Baked Penne with Creamy Tomato Sauce - Vegan

Baked penne is a vegan and gluten free take on an Italian-American classic comfort food. This ooey-gooey cheesy dish is perfect for busy weekdays.
Cook Time 30 minutes
Total Time 30 minutes
Course Main Dish
Cuisine MAINS, PASTA AND GRAINS, RECIPES
Servings 6 servings

Ingredients
  

  • 1 box (approx. 450g) penne pasta
  • 3 cups tomato sauce - I used White Linen Brand
  • 1/4 cup butter
  • 1/4 cup 1 to 1 Gluten Free Flour - I used Bob's Red Mill
  • 2 cups non-dairy milk - I used unsweetened soy milk
  • 1/2 tsp sea salt
  • 1/4 tsp garlic powder
  • 3/4 tsp fresh lemon juice
  • 1 tbsp nutritional yeast
  • 1/2 cup shredded cheddar cheese - I used Daiya Cutting Board brand

Instructions
 

  • Preheat oven to 400 degrees and lightly grease a 9X12 baking dish.
  • In a large stockpot, top with water and bring to a boil. Cook pasta according to manufacturers instructions. Drain and set aside.
  • While pasta is cooking, prepare cheese sauce. In a medium sized saucepan, over low heat, melt butter. Once the butter is melted, add the flour. Using a spatula mix well. Cook the mix and stir constantly for approx. 1-2 minutes to cook out the flour. It will have a thin paste like consistency.
  • Gradually pour in the milk and whisk until well combined.
  • Add salt, lemon, garlic, nutritional yeast and shredded cheese into sauce. Mix well until shredded cheese has melted into sauce. Remove from heat.
  • Pour pasta back into stockpot and add tomato sauce and 1 cup of cheese sauce. Using the spatula, gently stir until well combined. Pour into prepared baking dish.
  • Top the pasta evenly with the remaining cheese sauce. Place in oven and bake for 15 minutes. Allow to cool for approx. 5 minutes before serving.

Notes

  • For some reason gluten free pasta seems to be sold in slightly smaller quantities, when compared to wheat versions.

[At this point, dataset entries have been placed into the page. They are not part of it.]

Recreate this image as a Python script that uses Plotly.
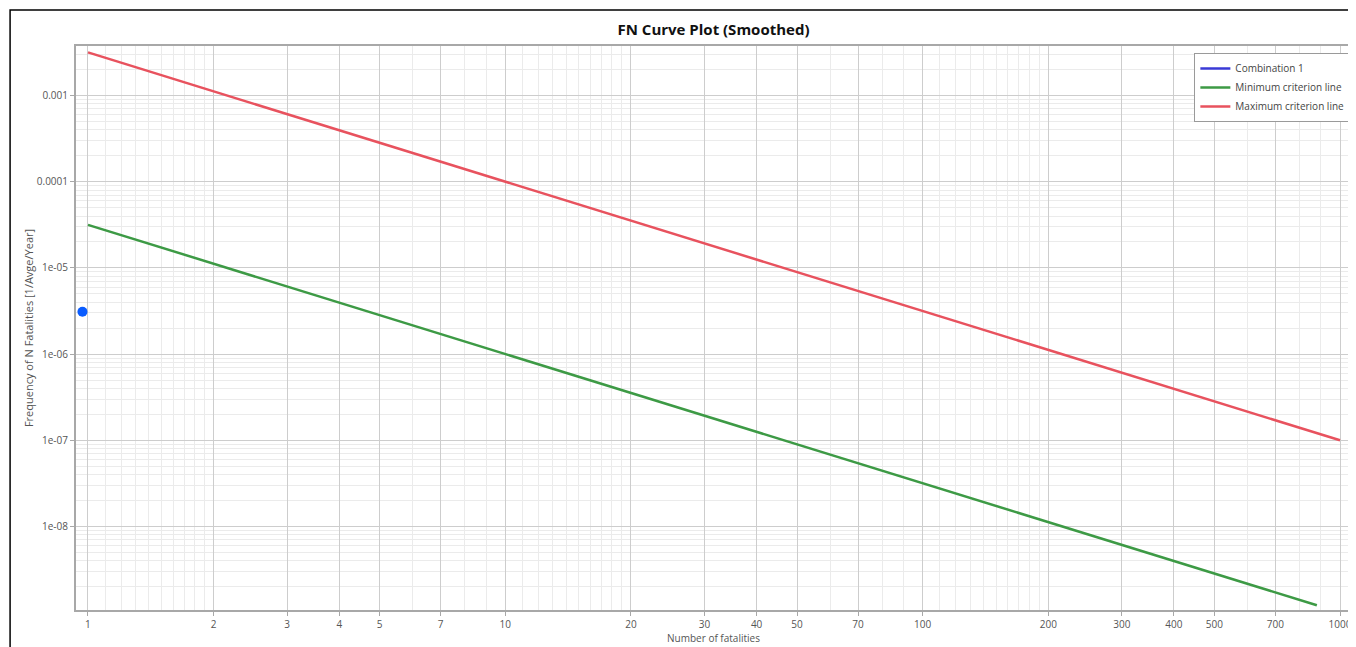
import plotly.graph_objects as go

# ---- data ----
combo_n = [0.97]
combo_f = [3.1e-6]

min_n = [1, 880]
min_f = [3.16e-5, 1.22e-9]

max_n = [1, 1000]
max_f = [3.16e-3, 1.0e-7]

x_tickvals = [1, 2, 3, 4, 5, 7, 10, 20, 30, 40, 50, 70, 100, 200, 300, 400, 500, 700, 1000]
x_ticktext = ["1", "2", "3", "4", "5", "7", "10", "20", "30", "40", "50", "70",
              "100", "200", "300", "400", "500", "700", "1000"]
y_tickvals = [1e-3, 1e-4, 1e-5, 1e-6, 1e-7, 1e-8]
y_ticktext = ["0.001", "0.0001", "1e-05", "1e-06", "1e-07", "1e-08"]

title = "FN Curve Plot (Smoothed)"
x_title = "Number of fatalities"
y_title = "Frequency of N Fatalities [1/Avge/Year]"

# minor grid positions
x_minor_mult = [1.1, 1.2, 1.3, 1.4, 1.5, 1.6, 1.7, 1.8, 1.9, 6, 8, 9]
x_minor = [m * 10 ** k for k in range(0, 3) for m in x_minor_mult]
y_minor = [m * 10.0 ** k for k in range(-9, -2) for m in range(2, 10)]

fig = go.Figure()
fig.add_trace(go.Scatter(x=combo_n, y=combo_f, mode="lines", name="Combination 1",
                         line=dict(color="#3a3ad6", width=2.5)))
fig.add_trace(go.Scatter(x=min_n, y=min_f, mode="lines", name="Minimum criterion line",
                         line=dict(color="#3d9a45", width=2.5)))
fig.add_trace(go.Scatter(x=max_n, y=max_f, mode="lines", name="Maximum criterion line",
                         line=dict(color="#e8525e", width=2.5)))
fig.add_trace(go.Scatter(x=combo_n, y=combo_f, mode="markers", showlegend=False,
                         marker=dict(color="#0a5cff", size=10), cliponaxis=False))

axis_common = dict(
    showline=True, mirror=True, linecolor="#a8a8a8", linewidth=2,
    ticks="outside", ticklen=4, tickcolor="#a8a8a8",
    showgrid=True, gridcolor="#cdcdcd", gridwidth=1.2,
    tickfont=dict(size=10, color="#555555"),
    zeroline=False,
)

fig.update_layout(
    width=1348, height=639,
    margin=dict(l=68, r=3, t=38, b=37),
    paper_bgcolor="white", plot_bgcolor="white",
    font=dict(family="Open Sans, Noto Sans, sans-serif", color="#444444"),
    title=dict(text="<b>" + title + "</b>", x=0.5, xref="paper", xanchor="center",
               y=0.9656, yanchor="middle", font=dict(size=15, color="#111111")),
    xaxis=dict(type="log", range=[-0.0287, 3.0263], tickmode="array",
               tickvals=x_tickvals, ticktext=x_ticktext,
               title=dict(text=x_title, font=dict(size=10, color="#555555"), standoff=4),
               minor=dict(tickmode="array", tickvals=x_minor, showgrid=True,
                          gridcolor="#ebebeb", gridwidth=1, ticks=""),
               **axis_common),
    yaxis=dict(type="log", range=[-8.9687, -2.4258], tickmode="array",
               tickvals=y_tickvals, ticktext=y_ticktext,
               title=dict(text=y_title, font=dict(size=11, color="#555555"), standoff=1),
               minor=dict(tickmode="array", tickvals=y_minor, showgrid=True,
                          gridcolor="#ebebeb", gridwidth=1, ticks=""),
               **axis_common),
    legend=dict(x=0.9995, xanchor="right", y=0.9876, yanchor="top",
                bgcolor="white", bordercolor="#9a9a9a", borderwidth=1,
                font=dict(size=10, color="#444444"), itemwidth=30),
    shapes=[dict(type="rect", xref="paper", yref="paper",
                 x0=-0.0517, x1=1.02, y0=-0.3, y1=1.0638,
                 line=dict(color="black", width=1.5), layer="above")],
)

fig.write_html("out.html")
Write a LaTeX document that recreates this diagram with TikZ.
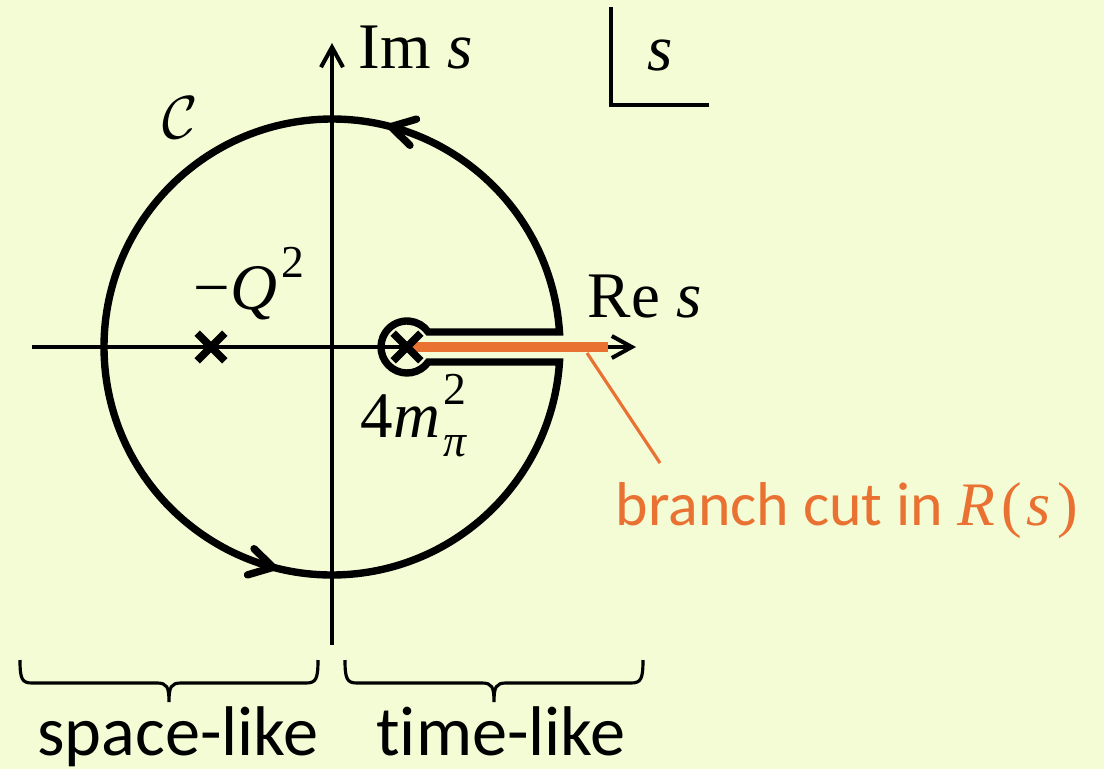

I have made it with both variations and don't notice a significant enough of a difference to alter the recipe. Gluten free pasta tends to be more "thirsty" and absorbed more sauce than its wheat counterpart, balancing out the additional sauce. 
  • Feel free to use your preferred tomato based sauce for this dish. I like to keep this dish as simple as possible and more often than not, opt for a basic marinara or garlic and onion tomato sauce.
  • Vegan creamy cheese sauce (also used for topping) is best made with a good quality vegan butter like Earth Balance or Melt. Although the option for non-dairy milk is open and up to you, I have seen the best results with unsweetened soy.
  • I LOVE a crispier cheese topping and often hit this dish up with the broiler for 3-5 minutes after baking. Just be sure to keep a close eye and not allow the topping to burn.